Michael Phelps might stand as a good example. he is built like a swimming machine: he has an abnormally long, thin but muscular torso, a massive arm span compared to his height (6’7″ span, 6’4″ height), size 14 feet and super-flexible ankles. i have none of these attributes, but if i were an international quality swimmer, could i legitimately expect an athletic body to regulate to distinguish between Phelps and me? in other words, should there be a category for people who have these or similar traits, and those that don’t, or would that be ridiculous? when compared to sex, the difference is a matter of frequency of the occurrence of advantageous characteristics, but one could argue that at the highest level that makes little difference – i.e. an examination of the differences between an averagely built male swimmer, an averagely built female swimmer and Michael Phelps might put the set of differences between the first two bodies into an interesting perspective.
of course one of the really fascinating aspects of Semenya’s case was the blatant fog of orientalism (or whatever the equivalent is in relation to Africa) that hung around the story. those who suspected that Semenya has an intersex condition regularly painted her as a country girl, who came from a deep-dark region of South Africa where such conditions are more widely found and as such constitute a ‘normal’ part of life. This racist and patronising discourse of ‘oh is isn’t her fault, she’s too backwards to realise she’s a man’ would be disgusting enough if it wasn’t also unbelievably ill-informed. Semenya might have grown up in a rural area, but she now studies at Pretoria University and works with their state of the art equipment, facilities and coaches.
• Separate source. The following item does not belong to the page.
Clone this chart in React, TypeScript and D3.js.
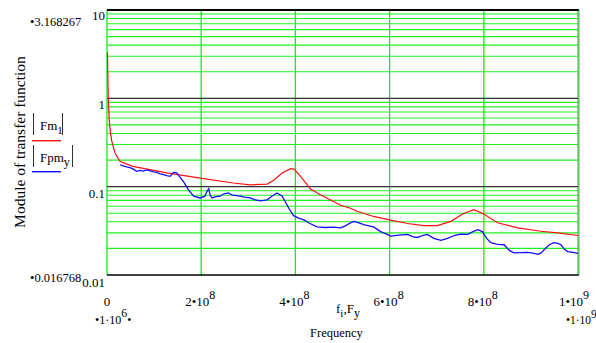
import React from "react";
import * as d3 from "d3";

// Frequency in MHz, transfer-function modulus (dimensionless)
const fmFreq = [1, 2, 3, 5, 7, 10, 17, 28, 55, 127, 198, 268, 304, 340, 354, 372, 390, 397, 411, 432, 453, 481, 496, 517, 531, 566, 602, 638, 672, 701, 730, 757, 779, 800, 829, 872, 921, 957, 1000];
const fmVal = [3.3, 1.5, 0.9, 0.55, 0.42, 0.33, 0.24, 0.193, 0.17, 0.143, 0.125, 0.11, 0.105, 0.107, 0.118, 0.143, 0.16, 0.158, 0.131, 0.094, 0.081, 0.068, 0.0615, 0.057, 0.0526, 0.046, 0.0418, 0.0383, 0.0363, 0.0363, 0.0405, 0.0497, 0.055, 0.049, 0.039, 0.0342, 0.0313, 0.03, 0.028];

const fpmFreq = [28, 34, 42, 50, 56, 63, 70, 77, 84, 92, 99, 106, 113, 120, 127, 134, 141, 148, 155, 162, 173, 184, 198, 208, 212, 216, 219, 223, 231, 240, 248, 258, 266, 275, 283, 292, 304, 315, 326, 333, 340, 350, 361, 372, 386, 396, 407, 418, 432, 446, 463, 481, 496, 506, 517, 524, 535, 545, 556, 566, 581, 595, 602, 620, 638, 649, 659, 670, 680, 694, 709, 723, 737, 751, 766, 777, 787, 797, 806, 815, 829, 843, 854, 864, 879, 893, 904, 915, 922, 928, 939, 949, 957, 964, 971, 978, 989, 1000];
const fpmVal = [0.177, 0.172, 0.167, 0.163, 0.158, 0.149, 0.153, 0.15, 0.155, 0.151, 0.147, 0.145, 0.14, 0.137, 0.133, 0.131, 0.145, 0.143, 0.128, 0.115, 0.092, 0.078, 0.0745, 0.078, 0.088, 0.095, 0.08, 0.0745, 0.077, 0.078, 0.083, 0.085, 0.08, 0.079, 0.078, 0.076, 0.0745, 0.071, 0.069, 0.07, 0.071, 0.078, 0.085, 0.078, 0.057, 0.047, 0.044, 0.042, 0.038, 0.035, 0.0345, 0.0348, 0.0342, 0.036, 0.039, 0.0405, 0.039, 0.0372, 0.036, 0.035, 0.031, 0.0288, 0.0275, 0.0282, 0.0288, 0.0272, 0.0266, 0.028, 0.0288, 0.026, 0.0247, 0.026, 0.028, 0.029, 0.0288, 0.031, 0.0326, 0.031, 0.026, 0.0232, 0.0222, 0.022, 0.019, 0.0178, 0.0179, 0.018, 0.0177, 0.0171, 0.0178, 0.0193, 0.022, 0.0232, 0.0228, 0.022, 0.0195, 0.0184, 0.018, 0.0176];

const xTicks = [0, 2e8, 4e8, 6e8, 8e8, 1e9];
const xTickMain = ["0", "2•10", "4•10", "6•10", "8•10", "1•10"];
const xTickExp = ["", "8", "8", "8", "8", "9"];
const yTicks = [0.01, 0.1, 1, 10];
const yTickLabels = ["0.01", "0.1", "1", "10"];

const W = 596;
const H = 343;
const FONT = "'Liberation Serif', 'DejaVu Serif', serif";

export default function App() {
  const x = d3.scaleLinear().domain([0, 1e9]).range([107, 578]);
  const y = d3.scaleLog().domain([0.01, 10]).range([275, 10]);

  const line = d3
    .line<[number, number]>()
    .x((d) => x(d[0] * 1e6))
    .y((d) => y(d[1]));

  const fmPath = line(fmFreq.map((f, i) => [f, fmVal[i]] as [number, number])) || "";
  const fpmPath = line(fpmFreq.map((f, i) => [f, fpmVal[i]] as [number, number])) || "";

  // minor log grid values (2..9 × each decade)
  const minor: number[] = [];
  [0.01, 0.1, 1].forEach((dec) => {
    for (let k = 2; k <= 9; k++) minor.push(dec * k);
  });

  const [x0, x1] = x.range();
  const [yb, yt] = y.range();

  return (
    <svg width={W} height={H} style={{ position: "absolute", left: 0, top: 0, background: "#fff" }} fontFamily={FONT}>
      <rect x={0} y={0} width={W} height={H} fill="#fff" />
      {/* minor horizontal grid */}
      {minor.map((v, i) => (
        <line key={"mn" + i} x1={x0} x2={x1} y1={y(v)} y2={y(v)} stroke="#22ee22" strokeWidth={1.1} />
      ))}
      {/* vertical grid */}
      {xTicks.map((t, i) => (
        <line key={"vg" + i} x1={x(t)} x2={x(t)} y1={yt} y2={yb} stroke="#11ee11" strokeWidth={1.3} />
      ))}
      {/* decade lines */}
      {[0.1, 1].map((v, i) => (
        <line key={"dc" + i} x1={x0} x2={x1} y1={y(v)} y2={y(v)} stroke="#333" strokeWidth={1.1} />
      ))}
      <line x1={x0} x2={x1 + 1} y1={yt} y2={yt} stroke="#000" strokeWidth={2} />
      <line x1={x0} x2={x1 + 1} y1={yb} y2={yb} stroke="#000" strokeWidth={1.6} />
      <line x1={x1 + 1} x2={x1 + 1} y1={yt} y2={yb} stroke="#888" strokeWidth={1} />

      {/* curves */}
      <path d={fmPath} fill="none" stroke="#ff1010" strokeWidth={1.2} />
      <path d={fpmPath} fill="none" stroke="#1010ff" strokeWidth={1.3} />

      {/* y tick labels */}
      {yTicks.map((v, i) => (
        <text key={"yt" + i} x={105} y={y(v) + (i === 0 ? 12 : i === 3 ? 10 : 11)} fontSize={13} textAnchor="end" fill="#000">
          {yTickLabels[i]}
        </text>
      ))}
      <text x={30} y={26} fontSize={12.5} fill="#000">•3.168267</text>
      <text x={30} y={282} fontSize={12.5} fill="#000">•0.016768</text>

      {/* x tick labels */}
      {xTicks.map((t, i) => (
        <text key={"xt" + i} x={x(t) - (i === 0 ? 0 : i === 5 ? 4 : 1)} y={306} fontSize={13} textAnchor="middle" fill="#000">
          {xTickMain[i]}
          {xTickExp[i] && (
            <tspan dy={-7} fontSize={12}>
              {xTickExp[i]}
            </tspan>
          )}
        </text>
      ))}
      <text x={95} y={324} fontSize={12} fill="#000">
        •1·10<tspan dy={-7}>6</tspan>
        <tspan dy={7}>•</tspan>
      </text>
      <text x={566} y={324} fontSize={11.5} fill="#000">
        •1·10<tspan dy={-6}>9</tspan>
      </text>

      {/* x axis title */}
      <text x={336} y={313} fontSize={13} fill="#000">
        f<tspan dy={4} fontSize={11}>i</tspan>
        <tspan dy={-4}>,F</tspan>
        <tspan dy={4} fontSize={12}>y</tspan>
      </text>
      <text x={336.5} y={337} fontSize={12.5} textAnchor="middle" fill="#000">Frequency</text>

      {/* y axis title */}
      <text transform="translate(25,142) rotate(-90)" fontSize={15.5} textAnchor="middle" fill="#000">
        Module of transfer function
      </text>

      {/* legend */}
      <g>
        <line x1={33.5} x2={33.5} y1={113} y2={135} stroke="#333" strokeWidth={1} />
        <line x1={62.5} x2={62.5} y1={113} y2={135} stroke="#333" strokeWidth={1} />
        <text x={40} y={130} fontSize={13} fill="#000">
          Fm<tspan dy={4} fontSize={11}>1</tspan>
        </text>
        <line x1={32} x2={61} y1={140.7} y2={140.7} stroke="#ff1010" strokeWidth={1.4} />
        <line x1={33.5} x2={33.5} y1={145} y2={167} stroke="#333" strokeWidth={1} />
        <line x1={72.5} x2={72.5} y1={145} y2={167} stroke="#333" strokeWidth={1} />
        <text x={40} y={162} fontSize={13} fill="#000">
          Fpm<tspan dy={4} fontSize={12}>y</tspan>
        </text>
        <line x1={32} x2={61} y1={171.7} y2={171.7} stroke="#1010ff" strokeWidth={1.4} />
      </g>
    </svg>
  );
}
i have only huge respect for the way in which Ms Semenya has handled the fact that her body has become the site of such a strange and political debate. she has consistently come across as a gracious, confident and highly focussed individual and i hope she goes on to excel in the sport and to be an inspiration for all people who find themselves in a similar situation. what is more, i hope that the IAAF are called to formally justify all of their actions.